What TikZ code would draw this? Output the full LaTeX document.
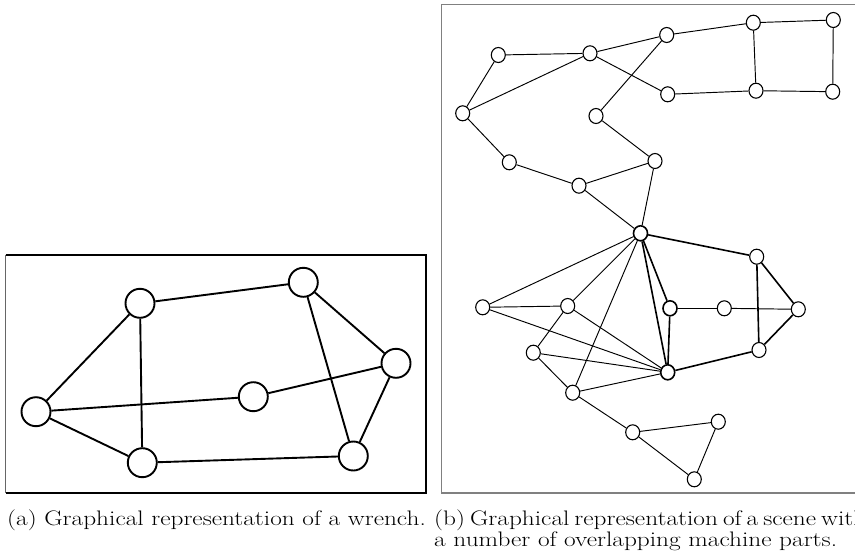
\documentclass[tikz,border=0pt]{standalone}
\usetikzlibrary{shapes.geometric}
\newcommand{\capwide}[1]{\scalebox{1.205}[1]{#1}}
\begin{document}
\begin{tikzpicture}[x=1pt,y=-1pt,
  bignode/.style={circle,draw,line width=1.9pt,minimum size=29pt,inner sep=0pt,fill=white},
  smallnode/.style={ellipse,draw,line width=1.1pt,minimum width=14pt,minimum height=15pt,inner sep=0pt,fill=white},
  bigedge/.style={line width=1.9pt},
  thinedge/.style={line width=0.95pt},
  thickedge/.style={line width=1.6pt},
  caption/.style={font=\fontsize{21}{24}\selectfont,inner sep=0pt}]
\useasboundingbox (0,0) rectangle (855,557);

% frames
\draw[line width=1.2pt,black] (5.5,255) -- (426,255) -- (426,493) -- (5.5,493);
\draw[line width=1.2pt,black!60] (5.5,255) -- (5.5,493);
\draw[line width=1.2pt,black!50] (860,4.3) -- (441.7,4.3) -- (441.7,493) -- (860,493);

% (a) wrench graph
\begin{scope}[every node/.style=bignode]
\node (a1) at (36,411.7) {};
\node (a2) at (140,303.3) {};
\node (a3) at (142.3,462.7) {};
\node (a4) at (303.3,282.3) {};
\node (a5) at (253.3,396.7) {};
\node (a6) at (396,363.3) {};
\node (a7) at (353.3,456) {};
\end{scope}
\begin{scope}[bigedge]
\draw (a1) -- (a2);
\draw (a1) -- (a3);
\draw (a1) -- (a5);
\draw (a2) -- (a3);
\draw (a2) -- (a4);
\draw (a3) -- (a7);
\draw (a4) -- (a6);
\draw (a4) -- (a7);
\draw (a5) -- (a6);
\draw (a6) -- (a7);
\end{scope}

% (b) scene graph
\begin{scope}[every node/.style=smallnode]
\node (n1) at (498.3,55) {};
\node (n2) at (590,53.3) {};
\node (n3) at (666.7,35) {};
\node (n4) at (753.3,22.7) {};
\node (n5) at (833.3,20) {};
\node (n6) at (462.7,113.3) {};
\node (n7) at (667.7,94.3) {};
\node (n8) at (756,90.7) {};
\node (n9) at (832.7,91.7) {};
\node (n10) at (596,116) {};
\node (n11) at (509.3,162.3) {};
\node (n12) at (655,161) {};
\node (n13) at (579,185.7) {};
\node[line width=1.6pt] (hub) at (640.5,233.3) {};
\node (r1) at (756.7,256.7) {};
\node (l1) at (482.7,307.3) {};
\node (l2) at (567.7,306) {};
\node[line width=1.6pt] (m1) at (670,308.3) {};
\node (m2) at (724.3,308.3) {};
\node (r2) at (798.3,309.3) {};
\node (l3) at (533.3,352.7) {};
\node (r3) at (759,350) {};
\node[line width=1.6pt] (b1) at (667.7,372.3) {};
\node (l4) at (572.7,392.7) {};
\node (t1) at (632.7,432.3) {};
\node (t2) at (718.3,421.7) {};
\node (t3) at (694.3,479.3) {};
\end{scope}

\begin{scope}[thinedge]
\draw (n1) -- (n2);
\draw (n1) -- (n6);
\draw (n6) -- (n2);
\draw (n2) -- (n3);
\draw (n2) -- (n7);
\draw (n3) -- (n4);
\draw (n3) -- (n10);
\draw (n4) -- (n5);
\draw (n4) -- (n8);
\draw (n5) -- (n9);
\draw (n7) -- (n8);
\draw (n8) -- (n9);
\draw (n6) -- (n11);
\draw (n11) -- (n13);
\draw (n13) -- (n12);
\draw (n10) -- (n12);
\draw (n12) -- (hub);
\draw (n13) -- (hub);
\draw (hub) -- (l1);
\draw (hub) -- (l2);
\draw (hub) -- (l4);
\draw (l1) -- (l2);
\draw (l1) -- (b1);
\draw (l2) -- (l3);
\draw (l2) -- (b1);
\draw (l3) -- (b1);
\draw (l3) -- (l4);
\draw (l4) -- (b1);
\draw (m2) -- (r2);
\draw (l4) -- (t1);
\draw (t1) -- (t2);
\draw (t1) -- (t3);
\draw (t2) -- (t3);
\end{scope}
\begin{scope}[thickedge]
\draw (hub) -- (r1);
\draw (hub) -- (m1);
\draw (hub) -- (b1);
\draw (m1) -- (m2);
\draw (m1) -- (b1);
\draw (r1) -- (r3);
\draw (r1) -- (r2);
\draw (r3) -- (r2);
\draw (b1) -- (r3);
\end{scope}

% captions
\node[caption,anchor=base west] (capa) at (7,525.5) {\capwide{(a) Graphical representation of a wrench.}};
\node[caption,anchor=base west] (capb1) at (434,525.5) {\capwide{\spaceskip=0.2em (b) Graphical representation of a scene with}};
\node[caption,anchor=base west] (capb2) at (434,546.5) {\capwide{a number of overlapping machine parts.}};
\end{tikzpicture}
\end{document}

________________

*Challenge*
From the listing, extract all text exactly as given and drop any picture.

*Written response*
What TikZ code would draw this? Output the full LaTeX document.
\documentclass[tikz,border=0pt]{standalone}
\usetikzlibrary{shapes.geometric}
\newcommand{\capwide}[1]{\scalebox{1.205}[1]{#1}}
\begin{document}
\begin{tikzpicture}[x=1pt,y=-1pt,
  bignode/.style={circle,draw,line width=1.9pt,minimum size=29pt,inner sep=0pt,fill=white},
  smallnode/.style={ellipse,draw,line width=1.1pt,minimum width=14pt,minimum height=15pt,inner sep=0pt,fill=white},
  bigedge/.style={line width=1.9pt},
  thinedge/.style={line width=0.95pt},
  thickedge/.style={line width=1.6pt},
  caption/.style={font=\fontsize{21}{24}\selectfont,inner sep=0pt}]
\useasboundingbox (0,0) rectangle (855,557);

% frames
\draw[line width=1.2pt,black] (5.5,255) -- (426,255) -- (426,493) -- (5.5,493);
\draw[line width=1.2pt,black!60] (5.5,255) -- (5.5,493);
\draw[line width=1.2pt,black!50] (860,4.3) -- (441.7,4.3) -- (441.7,493) -- (860,493);

% (a) wrench graph
\begin{scope}[every node/.style=bignode]
\node (a1) at (36,411.7) {};
\node (a2) at (140,303.3) {};
\node (a3) at (142.3,462.7) {};
\node (a4) at (303.3,282.3) {};
\node (a5) at (253.3,396.7) {};
\node (a6) at (396,363.3) {};
\node (a7) at (353.3,456) {};
\end{scope}
\begin{scope}[bigedge]
\draw (a1) -- (a2);
\draw (a1) -- (a3);
\draw (a1) -- (a5);
\draw (a2) -- (a3);
\draw (a2) -- (a4);
\draw (a3) -- (a7);
\draw (a4) -- (a6);
\draw (a4) -- (a7);
\draw (a5) -- (a6);
\draw (a6) -- (a7);
\end{scope}

% (b) scene graph
\begin{scope}[every node/.style=smallnode]
\node (n1) at (498.3,55) {};
\node (n2) at (590,53.3) {};
\node (n3) at (666.7,35) {};
\node (n4) at (753.3,22.7) {};
\node (n5) at (833.3,20) {};
\node (n6) at (462.7,113.3) {};
\node (n7) at (667.7,94.3) {};
\node (n8) at (756,90.7) {};
\node (n9) at (832.7,91.7) {};
\node (n10) at (596,116) {};
\node (n11) at (509.3,162.3) {};
\node (n12) at (655,161) {};
\node (n13) at (579,185.7) {};
\node[line width=1.6pt] (hub) at (640.5,233.3) {};
\node (r1) at (756.7,256.7) {};
\node (l1) at (482.7,307.3) {};
\node (l2) at (567.7,306) {};
\node[line width=1.6pt] (m1) at (670,308.3) {};
\node (m2) at (724.3,308.3) {};
\node (r2) at (798.3,309.3) {};
\node (l3) at (533.3,352.7) {};
\node (r3) at (759,350) {};
\node[line width=1.6pt] (b1) at (667.7,372.3) {};
\node (l4) at (572.7,392.7) {};
\node (t1) at (632.7,432.3) {};
\node (t2) at (718.3,421.7) {};
\node (t3) at (694.3,479.3) {};
\end{scope}

\begin{scope}[thinedge]
\draw (n1) -- (n2);
\draw (n1) -- (n6);
\draw (n6) -- (n2);
\draw (n2) -- (n3);
\draw (n2) -- (n7);
\draw (n3) -- (n4);
\draw (n3) -- (n10);
\draw (n4) -- (n5);
\draw (n4) -- (n8);
\draw (n5) -- (n9);
\draw (n7) -- (n8);
\draw (n8) -- (n9);
\draw (n6) -- (n11);
\draw (n11) -- (n13);
\draw (n13) -- (n12);
\draw (n10) -- (n12);
\draw (n12) -- (hub);
\draw (n13) -- (hub);
\draw (hub) -- (l1);
\draw (hub) -- (l2);
\draw (hub) -- (l4);
\draw (l1) -- (l2);
\draw (l1) -- (b1);
\draw (l2) -- (l3);
\draw (l2) -- (b1);
\draw (l3) -- (b1);
\draw (l3) -- (l4);
\draw (l4) -- (b1);
\draw (m2) -- (r2);
\draw (l4) -- (t1);
\draw (t1) -- (t2);
\draw (t1) -- (t3);
\draw (t2) -- (t3);
\end{scope}
\begin{scope}[thickedge]
\draw (hub) -- (r1);
\draw (hub) -- (m1);
\draw (hub) -- (b1);
\draw (m1) -- (m2);
\draw (m1) -- (b1);
\draw (r1) -- (r3);
\draw (r1) -- (r2);
\draw (r3) -- (r2);
\draw (b1) -- (r3);
\end{scope}

% captions
\node[caption,anchor=base west] (capa) at (7,525.5) {\capwide{(a) Graphical representation of a wrench.}};
\node[caption,anchor=base west] (capb1) at (434,525.5) {\capwide{\spaceskip=0.2em (b) Graphical representation of a scene with}};
\node[caption,anchor=base west] (capb2) at (434,546.5) {\capwide{a number of overlapping machine parts.}};
\end{tikzpicture}
\end{document}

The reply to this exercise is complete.